The present invention relates to a powdery foaming agent with good stability suitable for cake and fry batters and premixes therefor, having saturated monoglyceride, saturated diglycerine monoester, lecithin and polyphosphate as essential ingredients.
The foaming agent formulated with emulsifier is often used on preparation of cake batter and fry batter and the foaming property thereof originates from .alpha. crystals of monoglyceride. The .alpha. crystals are thermodynamically unstable and, as they transfer to .beta.' and .beta. crystals in sequence, the foaming property gradually decreases. How to maintain the .alpha. crystals for long term has been a significant theme in the field of food improvers.

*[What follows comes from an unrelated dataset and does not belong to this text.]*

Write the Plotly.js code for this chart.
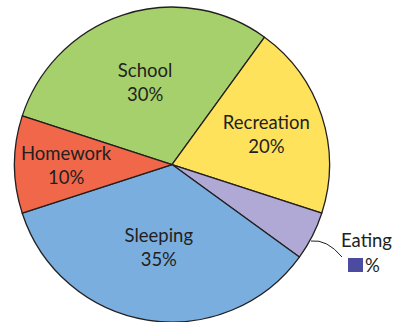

For the cake batter, gel-like foaming agents, in which the .alpha. crystals of monoglyceride are combined with other emulsifiers for foods, for example, propyleneglycol fatty acid ester, sorbitan fatty acid ester and sucrose fatty acid ester and which are stabilized in sorbitol, are routinely used. They have however drawbacks that the handling property is poor, the effect drops on strong agitation and the foaming property after converted to premix also decreases over time. On the other hand, with respect to the powder type foaming agents, various methods have been proposed (Japanese Unexamined Patent Publication No. Sho 62-503021, Japanese Patent Publication No. Sho 63-472, Japanese Unexamined Patent Publication No. Hei 176436 and Japanese Unexamined Patent Publication No. Hei 1-240134), but they have a drawback that the moisture in raw material of premix, particularly in wheat flour migrates to the side of powdery foaming agent to decrease the forming power over time, thus limiting the life to 12 months at 25.degree. C. at longest. The keeping situation of premix on user side cannot necessarily be said to be good, hence the stability under summer conditions of 30.degree. to 35.degree. C. is required and the development of powdery foaming agent with good stability has been desired.
As a result of diligent studies, the inventors have developed a powdery foaming agent having easy handling property, being capable of adding to cake and fry premixes and being excellent in the foaming stability also at 30.degree. to 35.degree. C. in summer.